As part of McAfee's tabletop exercises, the participants learn to understand the type of a breach and what to do when it hits, for example. "It's a way to think about present conditions and coming up with new ways" to add to the playbook, he says. "How do we understand and challenge the assumptions we have today?"
Some 52% of the organizations in the survey say they experience turnover of their full staff on a yearly basis.
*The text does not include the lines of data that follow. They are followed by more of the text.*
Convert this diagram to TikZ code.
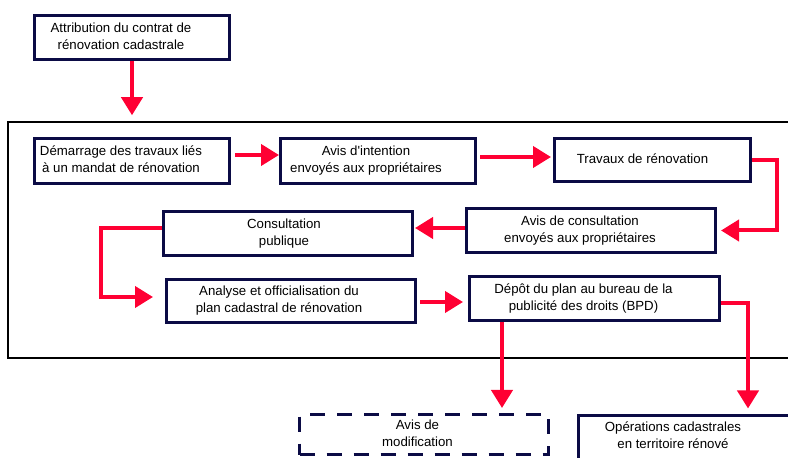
\documentclass[tikz,border=0pt]{standalone}
\usepackage{fontspec}
\setmainfont{Liberation Sans}
\usetikzlibrary{arrows.meta}

\definecolor{bleunuit}{RGB}{11,11,69}
\definecolor{rouge}{RGB}{255,0,51}

% text of a box, pushed a bit to the left
\newcommand\btxt[2][22bp]{\begin{tabular}{@{}c@{}}#2\end{tabular}\hspace*{#1}}

\tikzset{
  etape/.style={draw=bleunuit,line width=3bp,inner sep=0pt,
    minimum width=249bp,minimum height=44bp,
    font=\fontsize{13.3}{17}\selectfont},
  fleche/.style={draw=rouge,line width=4bp,
    -{Triangle[length=18bp,width=21bp]}},
  lien/.style={draw=rouge,line width=4bp}
}

\begin{document}
\begin{tikzpicture}[x=1bp,y=-1bp]

\useasboundingbox (0,0) rectangle (788,458);

% cadre des travaux
\node[draw,line width=1.5bp,minimum width=792bp,minimum height=236bp]
(cadre)
at (404,240)
{};

\node[etape,minimum width=195bp]
(attrib)
at (132,37.5)
{\btxt{Attribution du contrat de\\rénovation cadastrale}};

\node[etape,minimum width=195bp,minimum height=45bp]
(demarr)
at (132,161)
{\btxt{Démarrage des travaux liés\\à un mandat de rénovation}};

\node[etape,minimum width=195bp,minimum height=45bp]
(intention)
at (378,161)
{\btxt[24bp]{Avis d\textquotesingle intention\\envoyés aux propriétaires}};

\node[etape,minimum width=196bp,minimum height=43bp]
(travaux)
at (652.5,160)
{\btxt[20bp]{Travaux de rénovation}};

\node[etape]
(consultavis)
at (591,230.5)
{\btxt{Avis de consultation\\envoyés aux propriétaires}};

\node[etape]
(consultpub)
at (288,233.5)
{\btxt[8bp]{Consultation\\publique}};

\node[etape,minimum height=43bp]
(analyse)
at (291,301)
{\btxt[24bp]{Analyse et officialisation du\\plan cadastral de rénovation}};

\node[etape,minimum width=250bp]
(depot)
at (594.5,298.5)
{\btxt{Dépôt du plan au bureau de la\\publicité des droits (BPD)}};

\node[etape,minimum height=40bp,dash pattern=on 15bp off 12bp]
(modif)
at (424,434.5)
{\btxt[13bp]{Avis de\\modification}};

\node[etape,minimum width=255bp]
(operations)
at (706,437)
{\btxt[66bp]{Opérations cadastrales\\en territoire rénové}};

% fleches
\draw[fleche,shorten >=6bp]
(attrib.south)
--
(attrib.south |- cadre.north);

\draw[fleche,shorten <=4bp]
([yshift=6bp]demarr.east)
--
([yshift=6bp]intention.west);

\draw[fleche,shorten <=3bp,shorten >=2bp]
([yshift=4bp]intention.east)
--
([yshift=4bp]intention.east -| travaux.west);

\draw[fleche,shorten >=4bp]
(travaux.east)
--
++(25,0)
|-
(consultavis.east);

\draw[fleche,shorten >=1bp]
([yshift=2.5bp]consultavis.west)
--
([yshift=2.5bp]consultavis.west -| consultpub.east);

\draw[fleche,shorten >=12bp]
([yshift=5.5bp]consultpub.west)
--
++(-61,0)
|-
([yshift=4bp]analyse.west);

\draw[fleche,shorten <=3bp,shorten >=5bp]
([yshift=-1bp]analyse.east)
--
([yshift=-1bp]analyse.east -| depot.west);

\draw[fleche,shorten >=5bp]
([xshift=34bp]depot.south west)
--
([xshift=34bp]depot.south west |- modif.north);

\draw[fleche,shorten >=5bp]
([yshift=-4.5bp]depot.east)
-|
([xshift=171bp]operations.north west);

\end{tikzpicture}
\end{document}
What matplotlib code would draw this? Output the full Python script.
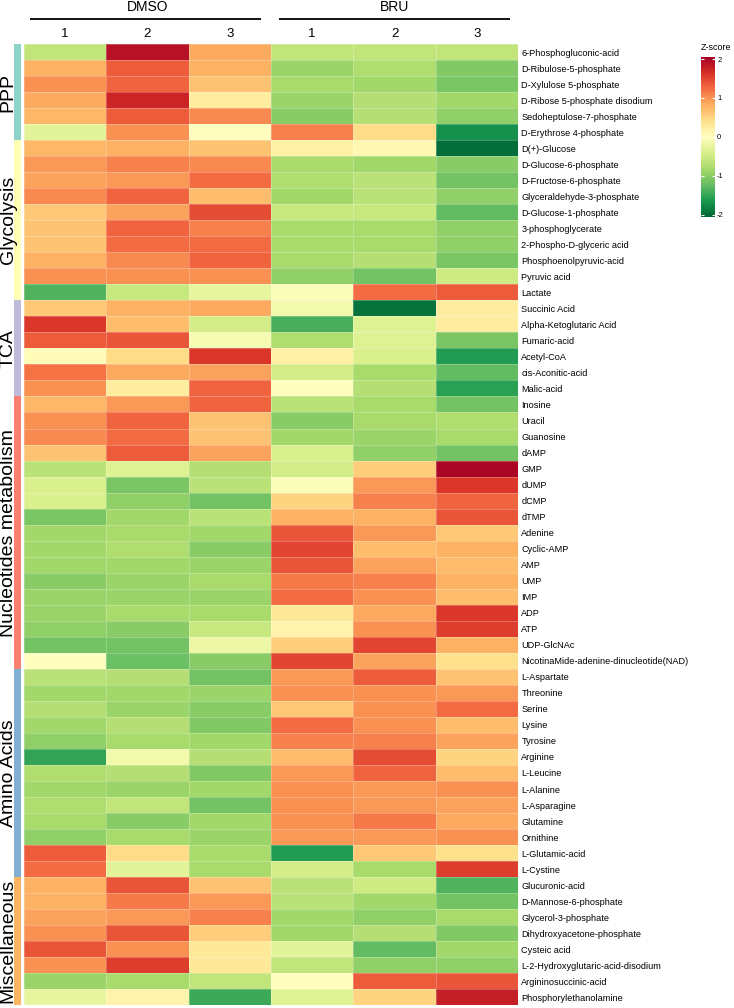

Nearly 85% find it difficult to get the talent they need, yet 31% say they don't actively work to attract new blood.
"My view is that it's more of a skills shortage than a people shortage," Bourzikas says. "It's critical to have a talent program for attracting, retaining, and developing" people, he says. "How do you give people who come in a career path where they feel rewarded and feel they are compensated and taken care of?"
In McAfee's new study, close to 90% of security pros said they would consider leaving their jobs and going elsewhere with the right incentives, while 35% say they are "extremely satisfied" and staying put.
According to Dark Reading's "Surviving the IT Security Skills Shortage" survey last year, more than half of organizations claim to have some highly skilled staffers but also have some who "need a lot more training." Fewer than one in four say their teams are well trained and up to date on the latest technologies and threats, according to the report.
Automation
Automating mundane SOC and other security tasks is the Holy Grail, of course. More than 80% say automation would make security defenses work better. Bourzikas points to the promise of machine learning, neural networks, artificial intelligence, and human-machine teaming as the key to happier security pros and more-secure organizations. "If we can automate those mundane tasks we face, then we can focus on the rest of it," he says.
Bill Woods, director of information security for McAfee's converged physical and cybersecurity operations, says there's still no such thing as a perfectly secure system.
"You have to accept the fact that you are never going to have impenetrable systems. It's always going to be a game of chess. The opposer is always going to be making moves, some of which will hurt you," he says. "It's always going to be a battle. But that is what keeps the job interesting."